En fin, todo indica que un ataque tan sofisticado, con capacidad para entrar en los sistemas de organismos gubernamentales muy protegidos, no puede no estar patrocinado por un estado. La convicción de que se trata de Rusia es generalizada, pero no hay acusación formal, sea por falta de pruebas o porque el presidente Biden necesita tener buenas cartas para librar esta partida con el astuto Vladimir Putin.
No hay duda de que Estados Unidos podría responder; hasta es posible que Putin esté esperando que tal cosa ocurra para denunciar la hipocresía de los políticos estadounidenses ahora que Trump no hace la vista gorda con el presidente ruso. Uno de los problemas que ha heredado Joe Biden es la insuficiencia presupuestaria para ciberinteligencia, por lo que ha aprobado destinar una partida de 10.000 millones de dólares con esa finalidad.

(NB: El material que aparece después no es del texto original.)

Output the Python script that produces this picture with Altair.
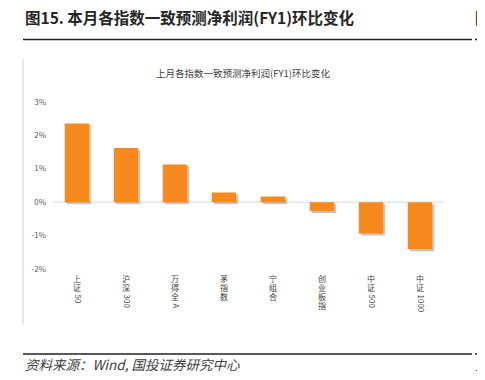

Por su lado, las empresas relacionadas con el mercado de la seguridad – se frotan las manos pensando en el maná que les va a caer del cielo – se han puesto a la tarea de identificar el modus operandi de los hackers, pero no se han atrevido a pronunciar el nombre de quien está detrás.

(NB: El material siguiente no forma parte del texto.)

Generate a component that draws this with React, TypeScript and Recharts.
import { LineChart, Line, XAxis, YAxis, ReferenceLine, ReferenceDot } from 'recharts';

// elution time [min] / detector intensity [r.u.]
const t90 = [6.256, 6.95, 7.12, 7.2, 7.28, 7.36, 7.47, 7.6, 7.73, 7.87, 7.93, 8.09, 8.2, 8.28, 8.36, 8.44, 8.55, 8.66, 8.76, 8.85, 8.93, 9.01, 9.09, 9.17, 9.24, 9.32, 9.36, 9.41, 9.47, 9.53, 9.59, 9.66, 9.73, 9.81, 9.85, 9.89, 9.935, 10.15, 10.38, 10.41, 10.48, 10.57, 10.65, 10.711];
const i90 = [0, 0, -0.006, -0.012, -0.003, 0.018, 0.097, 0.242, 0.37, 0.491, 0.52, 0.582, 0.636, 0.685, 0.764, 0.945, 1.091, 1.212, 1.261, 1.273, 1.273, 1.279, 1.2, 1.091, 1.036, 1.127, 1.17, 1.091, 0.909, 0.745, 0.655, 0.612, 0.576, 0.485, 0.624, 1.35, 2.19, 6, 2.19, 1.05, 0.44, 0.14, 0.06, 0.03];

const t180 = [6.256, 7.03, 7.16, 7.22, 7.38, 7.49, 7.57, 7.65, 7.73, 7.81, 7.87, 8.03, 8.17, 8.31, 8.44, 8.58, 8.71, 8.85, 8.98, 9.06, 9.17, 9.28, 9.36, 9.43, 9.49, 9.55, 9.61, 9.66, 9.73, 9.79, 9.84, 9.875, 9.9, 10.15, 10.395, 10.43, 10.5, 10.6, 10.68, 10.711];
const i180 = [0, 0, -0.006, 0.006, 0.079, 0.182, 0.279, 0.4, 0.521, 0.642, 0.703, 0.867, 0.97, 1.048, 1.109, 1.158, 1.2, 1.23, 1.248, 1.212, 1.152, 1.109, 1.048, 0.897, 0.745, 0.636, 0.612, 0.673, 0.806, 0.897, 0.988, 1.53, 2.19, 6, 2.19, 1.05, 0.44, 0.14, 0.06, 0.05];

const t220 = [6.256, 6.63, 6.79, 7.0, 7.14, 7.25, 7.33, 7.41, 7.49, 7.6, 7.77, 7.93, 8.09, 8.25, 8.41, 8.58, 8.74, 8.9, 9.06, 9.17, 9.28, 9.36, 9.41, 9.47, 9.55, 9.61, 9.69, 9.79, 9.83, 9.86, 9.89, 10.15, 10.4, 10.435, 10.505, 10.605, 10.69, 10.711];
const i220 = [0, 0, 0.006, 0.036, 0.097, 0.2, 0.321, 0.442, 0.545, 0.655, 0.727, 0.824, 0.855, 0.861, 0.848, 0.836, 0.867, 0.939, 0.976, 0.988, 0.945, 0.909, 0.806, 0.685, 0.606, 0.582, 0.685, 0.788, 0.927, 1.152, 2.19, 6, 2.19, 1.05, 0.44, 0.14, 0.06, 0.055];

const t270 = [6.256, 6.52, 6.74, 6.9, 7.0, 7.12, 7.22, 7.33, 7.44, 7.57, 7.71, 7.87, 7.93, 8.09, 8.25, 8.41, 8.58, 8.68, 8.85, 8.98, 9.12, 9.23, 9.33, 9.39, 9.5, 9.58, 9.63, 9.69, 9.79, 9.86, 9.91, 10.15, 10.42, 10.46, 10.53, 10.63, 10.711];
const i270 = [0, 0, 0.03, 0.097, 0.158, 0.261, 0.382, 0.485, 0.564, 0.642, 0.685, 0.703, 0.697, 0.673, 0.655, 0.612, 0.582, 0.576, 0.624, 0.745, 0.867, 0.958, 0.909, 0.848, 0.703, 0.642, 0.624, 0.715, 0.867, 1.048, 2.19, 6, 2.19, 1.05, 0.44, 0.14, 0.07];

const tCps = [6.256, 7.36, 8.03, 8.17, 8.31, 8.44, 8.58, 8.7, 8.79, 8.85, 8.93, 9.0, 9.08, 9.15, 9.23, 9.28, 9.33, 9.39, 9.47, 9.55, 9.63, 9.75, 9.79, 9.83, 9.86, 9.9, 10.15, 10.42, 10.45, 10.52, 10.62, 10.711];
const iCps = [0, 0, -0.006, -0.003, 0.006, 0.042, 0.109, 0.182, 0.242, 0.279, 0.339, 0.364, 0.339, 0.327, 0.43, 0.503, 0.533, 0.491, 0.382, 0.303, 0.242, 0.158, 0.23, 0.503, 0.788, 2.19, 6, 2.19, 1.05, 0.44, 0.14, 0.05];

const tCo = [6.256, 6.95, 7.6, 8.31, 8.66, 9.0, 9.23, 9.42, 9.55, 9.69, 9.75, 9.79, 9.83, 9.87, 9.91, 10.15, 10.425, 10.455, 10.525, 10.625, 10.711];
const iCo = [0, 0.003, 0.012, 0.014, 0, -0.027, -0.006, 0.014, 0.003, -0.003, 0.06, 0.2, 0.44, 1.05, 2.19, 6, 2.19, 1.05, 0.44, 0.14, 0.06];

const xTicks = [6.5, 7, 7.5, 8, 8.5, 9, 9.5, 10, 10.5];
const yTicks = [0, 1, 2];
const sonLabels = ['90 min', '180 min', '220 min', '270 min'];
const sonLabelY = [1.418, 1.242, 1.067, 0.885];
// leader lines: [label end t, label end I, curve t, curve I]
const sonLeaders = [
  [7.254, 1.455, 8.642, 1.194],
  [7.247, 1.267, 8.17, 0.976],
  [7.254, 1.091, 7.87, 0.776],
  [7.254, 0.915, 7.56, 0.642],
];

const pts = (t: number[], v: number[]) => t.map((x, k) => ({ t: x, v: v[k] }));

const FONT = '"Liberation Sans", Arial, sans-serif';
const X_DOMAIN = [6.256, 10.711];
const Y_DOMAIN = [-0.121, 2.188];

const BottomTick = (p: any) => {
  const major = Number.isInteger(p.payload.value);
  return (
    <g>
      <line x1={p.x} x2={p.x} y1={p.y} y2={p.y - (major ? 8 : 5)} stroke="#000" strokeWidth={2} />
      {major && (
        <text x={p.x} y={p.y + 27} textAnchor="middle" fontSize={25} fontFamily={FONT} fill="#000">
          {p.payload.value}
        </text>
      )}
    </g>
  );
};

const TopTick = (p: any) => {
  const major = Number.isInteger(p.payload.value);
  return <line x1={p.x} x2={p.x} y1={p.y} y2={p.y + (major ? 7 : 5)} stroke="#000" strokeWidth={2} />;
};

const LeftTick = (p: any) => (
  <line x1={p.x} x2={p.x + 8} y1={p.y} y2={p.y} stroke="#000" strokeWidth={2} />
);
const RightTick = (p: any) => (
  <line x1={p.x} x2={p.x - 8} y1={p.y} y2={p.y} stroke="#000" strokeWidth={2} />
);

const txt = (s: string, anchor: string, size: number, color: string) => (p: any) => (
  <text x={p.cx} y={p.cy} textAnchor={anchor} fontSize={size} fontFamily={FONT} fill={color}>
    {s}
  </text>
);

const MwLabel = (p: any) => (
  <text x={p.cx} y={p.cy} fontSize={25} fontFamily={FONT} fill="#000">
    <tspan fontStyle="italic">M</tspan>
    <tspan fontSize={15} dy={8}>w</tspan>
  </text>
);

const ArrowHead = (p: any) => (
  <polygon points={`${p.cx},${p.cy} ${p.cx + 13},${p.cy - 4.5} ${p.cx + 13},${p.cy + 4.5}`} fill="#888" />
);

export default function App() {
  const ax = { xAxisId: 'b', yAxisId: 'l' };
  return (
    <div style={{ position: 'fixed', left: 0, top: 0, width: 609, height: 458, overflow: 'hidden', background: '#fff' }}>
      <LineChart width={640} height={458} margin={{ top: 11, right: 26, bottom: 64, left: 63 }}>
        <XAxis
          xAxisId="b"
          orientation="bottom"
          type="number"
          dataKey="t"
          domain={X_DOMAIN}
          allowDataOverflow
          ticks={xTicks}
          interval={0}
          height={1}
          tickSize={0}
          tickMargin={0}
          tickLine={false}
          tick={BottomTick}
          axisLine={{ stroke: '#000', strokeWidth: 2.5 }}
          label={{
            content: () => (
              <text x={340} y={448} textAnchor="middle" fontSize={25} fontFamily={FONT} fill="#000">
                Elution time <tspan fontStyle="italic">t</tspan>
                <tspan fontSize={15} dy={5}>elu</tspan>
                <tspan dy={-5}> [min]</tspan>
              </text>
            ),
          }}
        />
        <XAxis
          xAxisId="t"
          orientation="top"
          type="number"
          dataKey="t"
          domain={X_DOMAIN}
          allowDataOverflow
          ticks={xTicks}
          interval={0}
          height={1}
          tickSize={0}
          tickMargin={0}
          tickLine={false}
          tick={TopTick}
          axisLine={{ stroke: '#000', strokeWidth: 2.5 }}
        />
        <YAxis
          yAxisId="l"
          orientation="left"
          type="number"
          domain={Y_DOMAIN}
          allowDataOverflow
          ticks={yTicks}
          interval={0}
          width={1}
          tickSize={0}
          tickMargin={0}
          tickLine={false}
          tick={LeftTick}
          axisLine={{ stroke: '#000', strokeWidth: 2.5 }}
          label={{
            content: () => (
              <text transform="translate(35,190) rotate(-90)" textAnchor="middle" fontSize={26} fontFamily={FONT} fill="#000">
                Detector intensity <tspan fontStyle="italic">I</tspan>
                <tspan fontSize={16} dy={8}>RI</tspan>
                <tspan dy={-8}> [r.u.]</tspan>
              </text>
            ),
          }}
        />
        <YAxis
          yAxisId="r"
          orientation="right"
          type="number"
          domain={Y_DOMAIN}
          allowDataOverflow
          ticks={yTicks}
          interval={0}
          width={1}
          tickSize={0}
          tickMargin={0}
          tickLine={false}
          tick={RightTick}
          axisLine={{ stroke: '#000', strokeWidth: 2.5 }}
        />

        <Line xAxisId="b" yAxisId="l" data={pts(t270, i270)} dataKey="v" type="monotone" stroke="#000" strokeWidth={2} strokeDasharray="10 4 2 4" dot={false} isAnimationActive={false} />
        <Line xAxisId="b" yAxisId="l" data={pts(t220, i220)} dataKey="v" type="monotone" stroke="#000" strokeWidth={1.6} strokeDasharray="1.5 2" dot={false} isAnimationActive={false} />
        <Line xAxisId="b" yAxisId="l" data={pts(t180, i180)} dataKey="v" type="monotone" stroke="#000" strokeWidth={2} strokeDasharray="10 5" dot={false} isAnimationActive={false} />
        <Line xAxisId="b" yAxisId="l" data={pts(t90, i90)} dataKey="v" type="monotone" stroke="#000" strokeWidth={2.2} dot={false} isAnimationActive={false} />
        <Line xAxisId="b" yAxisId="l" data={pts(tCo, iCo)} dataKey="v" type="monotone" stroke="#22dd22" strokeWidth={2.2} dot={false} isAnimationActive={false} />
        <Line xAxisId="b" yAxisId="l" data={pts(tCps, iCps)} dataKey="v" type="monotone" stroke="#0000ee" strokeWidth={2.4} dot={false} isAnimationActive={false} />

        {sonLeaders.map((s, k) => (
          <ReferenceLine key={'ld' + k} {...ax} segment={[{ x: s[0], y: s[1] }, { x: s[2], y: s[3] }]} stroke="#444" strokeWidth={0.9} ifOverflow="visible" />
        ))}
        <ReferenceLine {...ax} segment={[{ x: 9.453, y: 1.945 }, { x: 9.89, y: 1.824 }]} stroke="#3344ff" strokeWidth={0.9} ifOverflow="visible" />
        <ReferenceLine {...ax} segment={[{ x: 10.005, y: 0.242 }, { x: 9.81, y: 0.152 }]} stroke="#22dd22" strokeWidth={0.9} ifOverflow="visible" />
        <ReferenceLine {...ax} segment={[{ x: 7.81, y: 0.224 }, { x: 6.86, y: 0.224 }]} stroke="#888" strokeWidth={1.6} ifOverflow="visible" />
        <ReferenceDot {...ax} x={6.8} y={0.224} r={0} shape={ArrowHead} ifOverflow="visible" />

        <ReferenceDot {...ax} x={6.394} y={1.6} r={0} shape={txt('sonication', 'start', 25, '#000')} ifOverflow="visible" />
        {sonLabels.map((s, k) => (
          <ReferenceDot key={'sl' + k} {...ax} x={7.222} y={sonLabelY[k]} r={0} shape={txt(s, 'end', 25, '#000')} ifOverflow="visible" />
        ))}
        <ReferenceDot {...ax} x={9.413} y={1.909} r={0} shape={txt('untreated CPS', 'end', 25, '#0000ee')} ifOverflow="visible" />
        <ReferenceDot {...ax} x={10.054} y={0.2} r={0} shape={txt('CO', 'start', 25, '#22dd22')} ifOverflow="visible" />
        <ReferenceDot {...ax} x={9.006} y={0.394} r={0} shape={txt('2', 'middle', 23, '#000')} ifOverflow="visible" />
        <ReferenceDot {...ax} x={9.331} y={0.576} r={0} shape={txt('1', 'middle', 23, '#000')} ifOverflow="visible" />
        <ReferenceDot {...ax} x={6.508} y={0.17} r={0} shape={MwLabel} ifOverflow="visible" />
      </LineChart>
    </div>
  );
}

Sorprendentemente, la que más se ha mojado ha sido la moscovita Kasperky, a la que Trump excluyó de hacer negocios con organismos gubernamentales de Estados Unidos. En su análisis, ha señalado que las diferentes cepas del malware utilizado en este caso tienen similitudes con otro que Palo Alto Networks descubrió en 2017, llamado Kazuar y – según Costin Riau, director de investigación de Kaspersky – tiene visos de haber sido creado por el grupo de hackers rusos Turla, presuntamente vinculado con el FSA (Servicio Federal de Seguridad) ruso y con un historial de ataques contra embajadas, contratistas de defensa y centros de investigación.

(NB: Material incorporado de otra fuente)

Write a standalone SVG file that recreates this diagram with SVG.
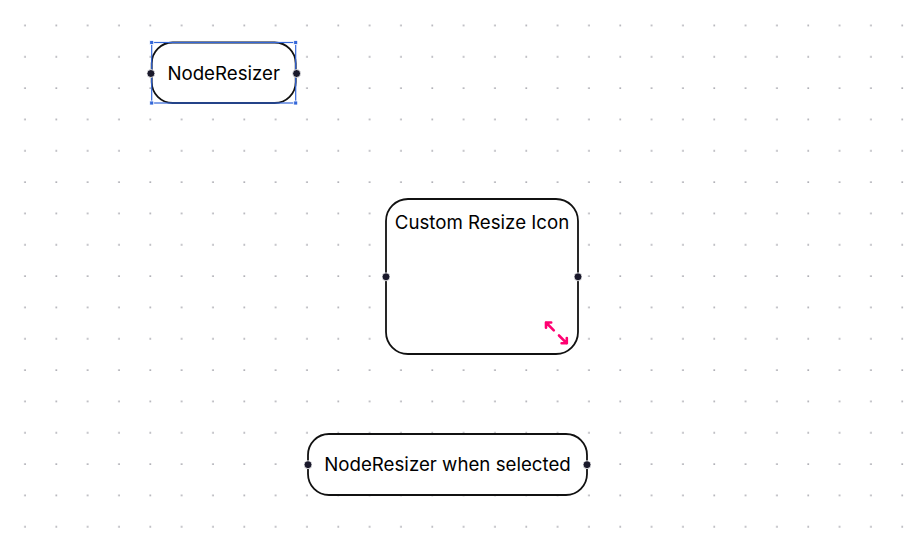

Aunque Riau deja abiertas otras posibilidades, las pruebas que aporta apuntan a que el desarrollo de ambas piezas de malware son obra del mismo grupo. Encuentra sospechosas coincidencias entre los códigos de Kazuar y Sunburst: “una puede ser casualidad, dos te dan que pensar, pero tres… el solapamiento no puede ser casual”, escribe en el blog de la compañía, de visita obligada para los cibervigilantes del mundo entero.